The import file is the driver file event-list-config.rb

Each source describes how to scrape a particular site. Apart from descriptive information it contains several possible finders:

Name Purpose
main the section of the site containing a list of events
events how to find each event within main
link within each event, how to find a web link to the event
title within each event, how to find the text title
date within each event, how to find the date of the event
time within each event, how to find the time of the event
datetime Alternative to date and time if the date and time are found together
filters within each event, an element that may cause the event to be filtered out

Each finder has at least one of:

Name Purpose
css a Nokogiri-compatible CSS specifier to find the HTML element of group
proc a Ruby lambda or Proc object that the found element is passed to to extract text
if only for filters, a Ruby lambda or Proc object that should return a truthy value if the event should be skipped and otherwise a falsey value

For each finder, if css: exists then the current HTML document is searched for that CSS. For main this is the entire document, for events is the the result from main and for everything else it is the subdocument for the current event. If proc exists then the found subdocument is passed to the subdocument and whatever it returns is the result. proc exists to do arbitrary processing and manging of the raw data from the website.

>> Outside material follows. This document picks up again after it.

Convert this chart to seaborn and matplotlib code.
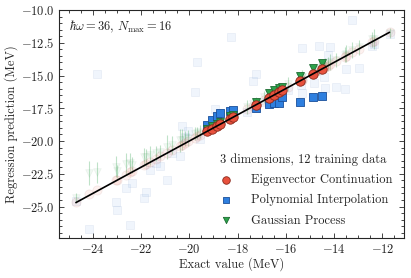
import numpy as np
import pandas as pd
import matplotlib
matplotlib.use("Agg")
import matplotlib.pyplot as plt
import seaborn as sns

# ---- data ----
# training points (opaque markers)
exact_train = [-19.28, -19.07, -18.86, -18.73, -18.32, -18.20, -17.25,
               -16.70, -16.47, -16.30, -16.14, -15.40, -14.89, -14.52]
ec_train = [-19.26, -19.05, -18.85, -18.72, -18.30, -18.19, -17.24,
            -16.69, -16.45, -16.29, -16.13, -15.39, -14.88, -14.51]
pi_train = [-18.75, -18.38, -18.10, -17.87, -17.72, -17.60, -17.49,
            -17.19, -17.11, -17.07, -16.65, -16.99, -16.61, -16.55]
gp_train = [-19.08, -18.88, -18.68, -18.52, -18.12, -18.00, -17.00,
            -16.35, -16.10, -15.98, -15.85, -15.05, -14.42, -14.05]
gp_train_err = [0.05, 0.05, 0.05, 0.05, 0.05, 0.05, 0.06,
                0.06, 0.06, 0.06, 0.06, 0.07, 0.07, 0.07]

# out-of-sample points (faded markers)
exact_test = [-24.70, -24.15, -23.81, -23.05, -23.01, -22.64, -22.46, -22.37,
              -21.89, -21.79, -21.61, -21.40, -21.20, -20.93, -20.70, -20.38,
              -20.31, -20.17, -20.05, -19.76, -19.67, -19.55, -18.94, -18.29,
              -17.60, -17.36, -17.25, -16.90, -15.90, -15.37, -15.32, -15.33,
              -14.82, -14.62, -14.41, -14.38, -14.27, -14.16, -13.93, -13.56,
              -13.52, -13.25, -12.97, -12.42, -12.35, -11.70]
ec_test = [-24.62, -24.05, -23.74, -22.98, -22.95, -22.58, -22.40, -22.31,
           -21.84, -21.74, -21.57, -21.36, -21.16, -20.90, -20.67, -20.35,
           -20.28, -20.14, -20.02, -19.74, -19.65, -19.53, -18.93, -18.28,
           -17.59, -17.35, -17.24, -16.89, -15.89, -15.36, -15.31, -15.32,
           -14.81, -14.61, -14.40, -14.37, -14.26, -14.15, -13.92, -13.55,
           -13.51, -13.24, -12.96, -12.41, -12.34, -11.69]
pi_test = [-24.60, -26.72, -14.88, -24.69, -25.24, -23.59, -26.39, -23.20,
           -24.35, -23.90, -22.20, -21.65, -21.94, -22.96, -20.90, -21.18,
           -18.84, -19.66, -19.27, -16.27, -13.94, -19.85, -17.55, -12.08,
           -17.80, -15.41, -14.88, -17.00, -16.10, -15.72, -16.35, -12.87,
           -15.59, -12.72, -15.13, -15.97, -13.43, -12.80, -15.89, -16.02,
           -14.50, -10.76, -14.40, -12.72, -12.60, -11.80]
gp_test = [-24.35, -22.45, -22.40, -21.95, -22.30, -21.75, -21.70, -21.85,
           -21.20, -21.25, -21.10, -20.95, -20.85, -20.45, -20.30, -19.95,
           -19.90, -19.80, -19.75, -19.45, -19.40, -19.30, -18.70, -18.05,
           -17.40, -17.15, -17.05, -16.65, -15.65, -15.20, -15.10, -15.15,
           -14.60, -14.40, -14.30, -14.20, -14.10, -13.95, -13.80, -13.40,
           -13.35, -13.05, -12.85, -12.25, -12.20, -11.75]
gp_test_err = [0.35, 0.90, 0.80, 0.80, 0.50, 0.80, 0.75, 0.60,
               0.70, 0.65, 0.70, 0.60, 0.55, 0.90, 0.70, 0.90,
               0.80, 0.60, 0.60, 0.50, 0.45, 0.50, 0.45, 0.40,
               0.50, 0.40, 0.40, 0.45, 0.50, 0.45, 0.50, 0.45,
               0.50, 0.55, 0.50, 0.55, 0.50, 0.60, 0.55, 0.60,
               0.65, 0.60, 0.55, 0.55, 0.75, 0.40]

# ---- style ----
RED = "#e8513d"
BLUE = "#2e7fdf"
GREEN = "#2ca24b"
FS = 9

sns.set_style("ticks")
plt.rcParams["font.family"] = ["cmr10", "DejaVu Serif"]
plt.rcParams["mathtext.fontset"] = "cm"
plt.rcParams["axes.formatter.use_mathtext"] = True
plt.rcParams["font.size"] = FS

train = pd.DataFrame({"exact": exact_train, "ec": ec_train,
                      "pi": pi_train, "gp": gp_train})
test = pd.DataFrame({"exact": exact_test, "ec": ec_test,
                     "pi": pi_test, "gp": gp_test})

fig, ax = plt.subplots(figsize=(4.11, 2.78), dpi=100)
fig.subplots_adjust(left=0.1436, right=0.983, bottom=0.144, top=0.964)

# faded out-of-sample predictions
sns.scatterplot(data=test, x="exact", y="pi", ax=ax, marker="s", s=36,
                color=BLUE, edgecolor="#1a4f9a", linewidth=0.6, alpha=0.07,
                zorder=1, legend=False)
ax.errorbar(exact_test, gp_test, yerr=gp_test_err, fmt="none",
            ecolor=GREEN, elinewidth=0.8, alpha=0.3, zorder=1)
sns.scatterplot(data=test, x="exact", y="gp", ax=ax, marker="v", s=30,
                color=GREEN, edgecolor="#1b6b30", linewidth=0.6, alpha=0.06,
                zorder=1, legend=False)
sns.scatterplot(data=test, x="exact", y="ec", ax=ax, marker="o", s=44,
                color=RED, edgecolor="#8a2a1c", linewidth=0.6, alpha=0.08,
                zorder=1, legend=False)

# training predictions
sns.scatterplot(data=train, x="exact", y="pi", ax=ax, marker="s", s=36,
                color=BLUE, edgecolor="#1a4f9a", linewidth=0.6,
                zorder=3, label="Polynomial Interpolation")
ax.errorbar(exact_train, gp_train, yerr=gp_train_err, fmt="none",
            ecolor=GREEN, elinewidth=0.8, zorder=3)
sns.scatterplot(data=train, x="exact", y="gp", ax=ax, marker="v", s=32,
                color=GREEN, edgecolor="#1b6b30", linewidth=0.6,
                zorder=3, label="Gaussian Process")
sns.scatterplot(data=train, x="exact", y="ec", ax=ax, marker="o", s=46,
                color=RED, edgecolor="#8a2a1c", linewidth=0.6,
                zorder=4, label="Eigenvector Continuation")

# y = x reference
all_exact = exact_test + exact_train
diag = [min(all_exact), max(all_exact)]
ax.plot(diag, diag, color="black", lw=1.2, zorder=5)

ax.set_xlim(-25.4, -11.1)
ax.set_ylim(-27.4, -10.0)
ax.set_xticks([-24, -22, -20, -18, -16, -14, -12])
ax.set_yticks([-25.0, -22.5, -20.0, -17.5, -15.0, -12.5, -10.0])
ax.yaxis.set_major_formatter(plt.FuncFormatter(lambda v, p: f"${v:.1f}$"))
ax.xaxis.set_major_formatter(plt.FuncFormatter(lambda v, p: f"${v:.0f}$"))
ax.xaxis.set_minor_locator(plt.MultipleLocator(0.5))
ax.yaxis.set_minor_locator(plt.MultipleLocator(0.5))
ax.tick_params(which="both", direction="in", top=True, right=True,
               labelsize=FS, width=0.6)
ax.tick_params(which="major", length=3.5)
ax.tick_params(which="minor", length=2)
for sp in ax.spines.values():
    sp.set_linewidth(0.8)

ax.set_xlabel("Exact value (MeV)", fontsize=FS, labelpad=1)
ax.set_ylabel("Regression prediction (MeV)", fontsize=FS, labelpad=2)
ax.text(0.03, 0.925, r"$\hbar\omega = 36,\, N_\mathrm{max} = 16$",
        transform=ax.transAxes, fontsize=FS, va="center", ha="left")

handles, labels = ax.get_legend_handles_labels()
order = [labels.index(n) for n in ["Eigenvector Continuation",
                                   "Polynomial Interpolation",
                                   "Gaussian Process"]]
ax.legend([handles[i] for i in order], [labels[i] for i in order],
          title="3 dimensions, 12 training data", title_fontsize=FS,
          fontsize=FS, frameon=False, loc="lower right",
          bbox_to_anchor=(1.0, 0.0), markerscale=0.8,
          handletextpad=1.0, labelspacing=0.65)

fig.savefig("out.png", dpi=100)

Note that the output of css is always a Nokogiri object so if you need plain text then the absolute minimal proc is ->(x) { x.text }

For each source the code proceeds as follows:

  • find main
    • within main find and loop over each of the events
      • if any filters exist and any of them return true, skip this event
      • fetch link and title
      • if only date is given, pass it to Chronic's Chronic.parse to parse into a timestamp; if both date and time are given then are joined with a space and passed to Chronic.parse, otherwise if datetime is given pass the contents to Chronic.parse. It is an error to have neither date nor datetime but time is optional.

For example consider the finders for Museum London:

  finders: {
    main: {
      css: "div.event"
    },
    events: {
      css: "div.col-xs-9"
    },
    link: {
      css: "a.num",
      proc: ->(x) { x.attribute("href").value }
    },
    title: {
      css: "a.num h3",
      proc: ->(x) { x.text }
    },
    datetime: {
      css: "span.event-date",
      proc: ->(x) { x.text.gsub(/^\S+ "/, '') }
    }
  }

The code fetches div.event then loops through each div.col-xs-9 within that. For each one the event link is extracted by finding a.num then calling .attribute("href").value on it, the event title by finding a.num h3 then calling .text, and the date and time together by finding span.event-date then calling .text.gsub(/^\S+ "/, '') to strip off the leading word and a quote (Chronic.parse doesn't support day names), then passing the resulting text to Chronic.parse.